● DATA BLOCK:
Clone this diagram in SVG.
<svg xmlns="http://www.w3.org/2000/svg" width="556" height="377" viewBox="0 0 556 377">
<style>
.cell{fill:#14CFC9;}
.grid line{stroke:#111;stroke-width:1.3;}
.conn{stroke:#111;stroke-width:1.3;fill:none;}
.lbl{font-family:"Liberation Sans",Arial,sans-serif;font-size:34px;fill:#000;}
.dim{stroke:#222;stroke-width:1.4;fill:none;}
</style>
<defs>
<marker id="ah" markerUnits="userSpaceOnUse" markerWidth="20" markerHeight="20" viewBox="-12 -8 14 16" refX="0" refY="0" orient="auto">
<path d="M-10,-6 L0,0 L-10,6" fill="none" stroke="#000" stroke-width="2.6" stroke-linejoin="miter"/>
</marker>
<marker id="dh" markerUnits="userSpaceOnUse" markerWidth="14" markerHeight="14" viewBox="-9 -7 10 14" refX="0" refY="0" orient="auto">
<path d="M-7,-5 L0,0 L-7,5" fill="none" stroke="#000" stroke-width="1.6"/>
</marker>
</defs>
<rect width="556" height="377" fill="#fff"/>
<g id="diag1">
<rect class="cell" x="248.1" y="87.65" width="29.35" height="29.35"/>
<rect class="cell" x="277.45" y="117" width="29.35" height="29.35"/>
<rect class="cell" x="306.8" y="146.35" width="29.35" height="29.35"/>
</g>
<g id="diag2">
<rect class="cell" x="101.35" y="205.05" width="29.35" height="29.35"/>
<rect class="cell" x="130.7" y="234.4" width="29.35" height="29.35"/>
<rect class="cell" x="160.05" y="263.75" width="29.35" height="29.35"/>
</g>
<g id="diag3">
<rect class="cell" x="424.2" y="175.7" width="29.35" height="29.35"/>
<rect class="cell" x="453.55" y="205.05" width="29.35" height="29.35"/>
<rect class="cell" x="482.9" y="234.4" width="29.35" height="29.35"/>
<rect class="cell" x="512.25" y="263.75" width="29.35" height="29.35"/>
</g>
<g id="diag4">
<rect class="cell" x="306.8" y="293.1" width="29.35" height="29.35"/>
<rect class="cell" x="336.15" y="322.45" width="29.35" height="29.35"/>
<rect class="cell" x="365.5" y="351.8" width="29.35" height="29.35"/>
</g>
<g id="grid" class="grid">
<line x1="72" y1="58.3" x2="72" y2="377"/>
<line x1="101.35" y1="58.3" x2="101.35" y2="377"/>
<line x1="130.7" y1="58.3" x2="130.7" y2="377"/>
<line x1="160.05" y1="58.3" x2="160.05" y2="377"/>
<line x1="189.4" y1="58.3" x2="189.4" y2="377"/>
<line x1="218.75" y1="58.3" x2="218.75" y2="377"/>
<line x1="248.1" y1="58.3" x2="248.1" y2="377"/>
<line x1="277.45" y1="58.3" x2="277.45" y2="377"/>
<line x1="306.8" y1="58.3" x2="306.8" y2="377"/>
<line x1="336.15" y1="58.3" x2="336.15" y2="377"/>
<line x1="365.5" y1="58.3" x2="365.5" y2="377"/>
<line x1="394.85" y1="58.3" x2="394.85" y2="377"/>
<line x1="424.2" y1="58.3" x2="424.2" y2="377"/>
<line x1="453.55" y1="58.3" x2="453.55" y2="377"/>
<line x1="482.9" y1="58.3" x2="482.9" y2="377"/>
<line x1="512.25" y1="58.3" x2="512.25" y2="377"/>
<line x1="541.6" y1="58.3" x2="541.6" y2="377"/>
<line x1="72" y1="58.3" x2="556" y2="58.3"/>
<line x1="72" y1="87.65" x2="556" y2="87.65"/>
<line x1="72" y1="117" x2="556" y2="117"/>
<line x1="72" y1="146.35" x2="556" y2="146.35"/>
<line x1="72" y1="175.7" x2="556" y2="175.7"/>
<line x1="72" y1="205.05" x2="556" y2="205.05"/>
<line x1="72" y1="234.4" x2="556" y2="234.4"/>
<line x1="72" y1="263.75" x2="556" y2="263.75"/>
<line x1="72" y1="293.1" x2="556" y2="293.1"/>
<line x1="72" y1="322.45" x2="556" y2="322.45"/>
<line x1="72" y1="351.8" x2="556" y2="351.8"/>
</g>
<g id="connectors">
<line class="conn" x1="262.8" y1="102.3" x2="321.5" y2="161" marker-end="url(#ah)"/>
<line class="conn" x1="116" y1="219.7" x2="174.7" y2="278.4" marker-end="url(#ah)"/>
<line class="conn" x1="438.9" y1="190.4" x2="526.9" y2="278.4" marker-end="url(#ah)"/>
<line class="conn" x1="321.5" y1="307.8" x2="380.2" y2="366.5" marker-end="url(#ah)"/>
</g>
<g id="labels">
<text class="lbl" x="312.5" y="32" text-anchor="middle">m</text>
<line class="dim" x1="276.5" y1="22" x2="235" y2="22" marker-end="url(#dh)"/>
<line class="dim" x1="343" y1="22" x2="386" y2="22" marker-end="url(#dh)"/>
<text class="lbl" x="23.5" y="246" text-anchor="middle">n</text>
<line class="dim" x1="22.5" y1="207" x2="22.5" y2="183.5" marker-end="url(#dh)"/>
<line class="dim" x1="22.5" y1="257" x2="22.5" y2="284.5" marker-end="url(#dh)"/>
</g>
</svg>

● REQUIREMENT:
Each line above is to be repeated exactly.

● RIGHT ANSWER:
Clone this diagram in SVG.
<svg xmlns="http://www.w3.org/2000/svg" width="556" height="377" viewBox="0 0 556 377">
<style>
.cell{fill:#14CFC9;}
.grid line{stroke:#111;stroke-width:1.3;}
.conn{stroke:#111;stroke-width:1.3;fill:none;}
.lbl{font-family:"Liberation Sans",Arial,sans-serif;font-size:34px;fill:#000;}
.dim{stroke:#222;stroke-width:1.4;fill:none;}
</style>
<defs>
<marker id="ah" markerUnits="userSpaceOnUse" markerWidth="20" markerHeight="20" viewBox="-12 -8 14 16" refX="0" refY="0" orient="auto">
<path d="M-10,-6 L0,0 L-10,6" fill="none" stroke="#000" stroke-width="2.6" stroke-linejoin="miter"/>
</marker>
<marker id="dh" markerUnits="userSpaceOnUse" markerWidth="14" markerHeight="14" viewBox="-9 -7 10 14" refX="0" refY="0" orient="auto">
<path d="M-7,-5 L0,0 L-7,5" fill="none" stroke="#000" stroke-width="1.6"/>
</marker>
</defs>
<rect width="556" height="377" fill="#fff"/>
<g id="diag1">
<rect class="cell" x="248.1" y="87.65" width="29.35" height="29.35"/>
<rect class="cell" x="277.45" y="117" width="29.35" height="29.35"/>
<rect class="cell" x="306.8" y="146.35" width="29.35" height="29.35"/>
</g>
<g id="diag2">
<rect class="cell" x="101.35" y="205.05" width="29.35" height="29.35"/>
<rect class="cell" x="130.7" y="234.4" width="29.35" height="29.35"/>
<rect class="cell" x="160.05" y="263.75" width="29.35" height="29.35"/>
</g>
<g id="diag3">
<rect class="cell" x="424.2" y="175.7" width="29.35" height="29.35"/>
<rect class="cell" x="453.55" y="205.05" width="29.35" height="29.35"/>
<rect class="cell" x="482.9" y="234.4" width="29.35" height="29.35"/>
<rect class="cell" x="512.25" y="263.75" width="29.35" height="29.35"/>
</g>
<g id="diag4">
<rect class="cell" x="306.8" y="293.1" width="29.35" height="29.35"/>
<rect class="cell" x="336.15" y="322.45" width="29.35" height="29.35"/>
<rect class="cell" x="365.5" y="351.8" width="29.35" height="29.35"/>
</g>
<g id="grid" class="grid">
<line x1="72" y1="58.3" x2="72" y2="377"/>
<line x1="101.35" y1="58.3" x2="101.35" y2="377"/>
<line x1="130.7" y1="58.3" x2="130.7" y2="377"/>
<line x1="160.05" y1="58.3" x2="160.05" y2="377"/>
<line x1="189.4" y1="58.3" x2="189.4" y2="377"/>
<line x1="218.75" y1="58.3" x2="218.75" y2="377"/>
<line x1="248.1" y1="58.3" x2="248.1" y2="377"/>
<line x1="277.45" y1="58.3" x2="277.45" y2="377"/>
<line x1="306.8" y1="58.3" x2="306.8" y2="377"/>
<line x1="336.15" y1="58.3" x2="336.15" y2="377"/>
<line x1="365.5" y1="58.3" x2="365.5" y2="377"/>
<line x1="394.85" y1="58.3" x2="394.85" y2="377"/>
<line x1="424.2" y1="58.3" x2="424.2" y2="377"/>
<line x1="453.55" y1="58.3" x2="453.55" y2="377"/>
<line x1="482.9" y1="58.3" x2="482.9" y2="377"/>
<line x1="512.25" y1="58.3" x2="512.25" y2="377"/>
<line x1="541.6" y1="58.3" x2="541.6" y2="377"/>
<line x1="72" y1="58.3" x2="556" y2="58.3"/>
<line x1="72" y1="87.65" x2="556" y2="87.65"/>
<line x1="72" y1="117" x2="556" y2="117"/>
<line x1="72" y1="146.35" x2="556" y2="146.35"/>
<line x1="72" y1="175.7" x2="556" y2="175.7"/>
<line x1="72" y1="205.05" x2="556" y2="205.05"/>
<line x1="72" y1="234.4" x2="556" y2="234.4"/>
<line x1="72" y1="263.75" x2="556" y2="263.75"/>
<line x1="72" y1="293.1" x2="556" y2="293.1"/>
<line x1="72" y1="322.45" x2="556" y2="322.45"/>
<line x1="72" y1="351.8" x2="556" y2="351.8"/>
</g>
<g id="connectors">
<line class="conn" x1="262.8" y1="102.3" x2="321.5" y2="161" marker-end="url(#ah)"/>
<line class="conn" x1="116" y1="219.7" x2="174.7" y2="278.4" marker-end="url(#ah)"/>
<line class="conn" x1="438.9" y1="190.4" x2="526.9" y2="278.4" marker-end="url(#ah)"/>
<line class="conn" x1="321.5" y1="307.8" x2="380.2" y2="366.5" marker-end="url(#ah)"/>
</g>
<g id="labels">
<text class="lbl" x="312.5" y="32" text-anchor="middle">m</text>
<line class="dim" x1="276.5" y1="22" x2="235" y2="22" marker-end="url(#dh)"/>
<line class="dim" x1="343" y1="22" x2="386" y2="22" marker-end="url(#dh)"/>
<text class="lbl" x="23.5" y="246" text-anchor="middle">n</text>
<line class="dim" x1="22.5" y1="207" x2="22.5" y2="183.5" marker-end="url(#dh)"/>
<line class="dim" x1="22.5" y1="257" x2="22.5" y2="284.5" marker-end="url(#dh)"/>
</g>
</svg>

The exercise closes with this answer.